Here's how I brick a stove with missing clips;
Set the bricks against rear wall first, lengthwise - upright. Then against side walls starting at rear, so the rear most side bricks are holding the rear wall end bricks in the corners. Cut the last sidewall front brick to size to fit into front corner. Do not cut and install front wall brick. Then fill in the bottom to hold tight. Start at rear with full bricks, cutting the last row across the front to fit. Leave the front bottom corner open to fit front brick against front wall. The inside must be super clean to fit brick. Absolutely no ash, brick grit, nothing between bricks. I wipe with damp cloth to remove any trace of anything. Don't worry about spaces, it will fill in with ash and pack solid. Measure the entire length for angle iron you need across the back. Cut slightly shorter to allow for lengthwise growth when hot. Set on top of rear bricks with angle facing down to hold bricks in place. Cut angle to length for sides. Set the side pieces of angle on top of the bricks facing down. The side angle holds the back against the rear, so now you only need to prevent the side angle from coming away from the side wall. Mark where side angle will be on rear angle iron. Drill hole at angle iron end, so a carriage bolt inserted from back sticks through as a stop to prevent side angle from crashing inward. It doesn't need to be threaded or nutted. It is just a pin facing forward that holds side angle against side wall. I find 1/4 inch burns and rusts away, 3/8 or 1/2 bolt is fine. Now you only need to hold the side angle iron length against the side at front. The front will not have brick yet, so cut a brick to fit between door frame and side wall. When stood up and pushed down into the opening on floor of stove, this holds the side angle against wall. Since this front brick is not touched by loading, it will stay vertical without a problem holding the side tight. If you have to notch or angle brick for good fit they cut easily.

If you have a torch that heats steel red enough to make an easy bend, you can bend the rear angle iron retainer at the ends on a 90* angle to make corner stops instead of using bolts as stops. (If you have torch, cut the rear angle iron longer to bend the vertical iron inward on a 90* angle to hold side angle tight against sides)

Cutting is very easy. Score about 1/8 inch deep or more with a masonry blade in circular saw or score with cut off wheel. They snap clean easily.

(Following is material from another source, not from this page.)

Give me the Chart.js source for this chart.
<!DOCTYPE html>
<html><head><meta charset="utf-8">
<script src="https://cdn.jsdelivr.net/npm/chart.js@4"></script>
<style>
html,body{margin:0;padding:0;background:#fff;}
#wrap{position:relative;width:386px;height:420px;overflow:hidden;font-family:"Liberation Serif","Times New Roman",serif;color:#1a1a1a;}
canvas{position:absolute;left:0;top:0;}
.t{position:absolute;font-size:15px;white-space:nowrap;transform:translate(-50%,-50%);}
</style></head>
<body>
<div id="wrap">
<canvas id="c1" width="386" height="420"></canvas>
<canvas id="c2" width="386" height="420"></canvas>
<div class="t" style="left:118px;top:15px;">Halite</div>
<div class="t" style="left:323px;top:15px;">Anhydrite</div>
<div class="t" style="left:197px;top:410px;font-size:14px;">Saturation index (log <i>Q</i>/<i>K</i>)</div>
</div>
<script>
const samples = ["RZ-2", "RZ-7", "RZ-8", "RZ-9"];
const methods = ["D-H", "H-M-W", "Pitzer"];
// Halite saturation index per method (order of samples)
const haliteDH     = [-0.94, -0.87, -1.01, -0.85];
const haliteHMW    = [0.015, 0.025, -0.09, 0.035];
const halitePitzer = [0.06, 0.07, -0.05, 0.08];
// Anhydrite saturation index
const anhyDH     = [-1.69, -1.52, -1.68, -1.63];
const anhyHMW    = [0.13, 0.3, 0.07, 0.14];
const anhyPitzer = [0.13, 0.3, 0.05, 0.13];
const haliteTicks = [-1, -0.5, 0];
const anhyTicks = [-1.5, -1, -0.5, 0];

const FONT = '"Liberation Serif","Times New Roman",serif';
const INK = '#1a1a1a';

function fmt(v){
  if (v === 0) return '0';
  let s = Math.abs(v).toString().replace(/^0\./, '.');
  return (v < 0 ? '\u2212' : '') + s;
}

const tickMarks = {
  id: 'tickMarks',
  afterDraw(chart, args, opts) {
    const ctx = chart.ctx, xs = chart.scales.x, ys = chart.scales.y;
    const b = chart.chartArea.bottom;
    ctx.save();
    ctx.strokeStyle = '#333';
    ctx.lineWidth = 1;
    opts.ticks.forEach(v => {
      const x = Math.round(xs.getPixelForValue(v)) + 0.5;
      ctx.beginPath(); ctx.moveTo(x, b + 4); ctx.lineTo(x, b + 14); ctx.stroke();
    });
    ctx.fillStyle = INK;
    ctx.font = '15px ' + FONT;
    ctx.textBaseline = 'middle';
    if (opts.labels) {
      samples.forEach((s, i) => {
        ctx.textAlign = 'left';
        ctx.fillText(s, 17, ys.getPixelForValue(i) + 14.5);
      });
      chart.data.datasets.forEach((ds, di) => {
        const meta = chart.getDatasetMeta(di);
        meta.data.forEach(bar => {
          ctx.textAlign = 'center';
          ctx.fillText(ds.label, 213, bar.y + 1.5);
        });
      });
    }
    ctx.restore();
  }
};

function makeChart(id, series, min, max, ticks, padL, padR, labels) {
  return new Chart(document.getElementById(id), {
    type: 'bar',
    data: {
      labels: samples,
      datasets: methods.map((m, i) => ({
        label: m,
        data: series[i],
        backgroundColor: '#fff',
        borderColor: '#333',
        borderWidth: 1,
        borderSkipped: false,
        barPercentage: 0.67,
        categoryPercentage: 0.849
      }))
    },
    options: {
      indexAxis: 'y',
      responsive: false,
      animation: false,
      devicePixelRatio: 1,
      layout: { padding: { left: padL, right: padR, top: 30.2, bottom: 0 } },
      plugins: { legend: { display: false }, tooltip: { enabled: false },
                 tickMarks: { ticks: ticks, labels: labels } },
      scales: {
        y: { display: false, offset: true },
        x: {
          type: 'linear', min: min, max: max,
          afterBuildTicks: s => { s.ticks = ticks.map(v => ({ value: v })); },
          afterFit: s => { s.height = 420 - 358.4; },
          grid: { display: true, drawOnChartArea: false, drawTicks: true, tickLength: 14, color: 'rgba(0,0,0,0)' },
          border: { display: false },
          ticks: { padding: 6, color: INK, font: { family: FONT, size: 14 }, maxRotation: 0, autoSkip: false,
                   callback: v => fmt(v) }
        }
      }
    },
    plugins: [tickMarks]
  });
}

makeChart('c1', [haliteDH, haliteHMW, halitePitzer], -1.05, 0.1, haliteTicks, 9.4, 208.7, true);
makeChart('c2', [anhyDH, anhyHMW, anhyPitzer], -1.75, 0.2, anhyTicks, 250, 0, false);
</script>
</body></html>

I doubt if the larger single door would fit the same size opening. Your double door opening is probably larger. Where does your air wash come from? Would it wash across the one piece glass?
 
If the stove has no indication of retainers for side wall brick it may be the way it was designed. Just a thought.
I don't think I would sweat trying to change out the 2 door setup. Guessing you would spend far more time, effort and maybe money than it's worth. My opinion.
Enjoy it as is until you decide to upgrade to a modern efficient unit.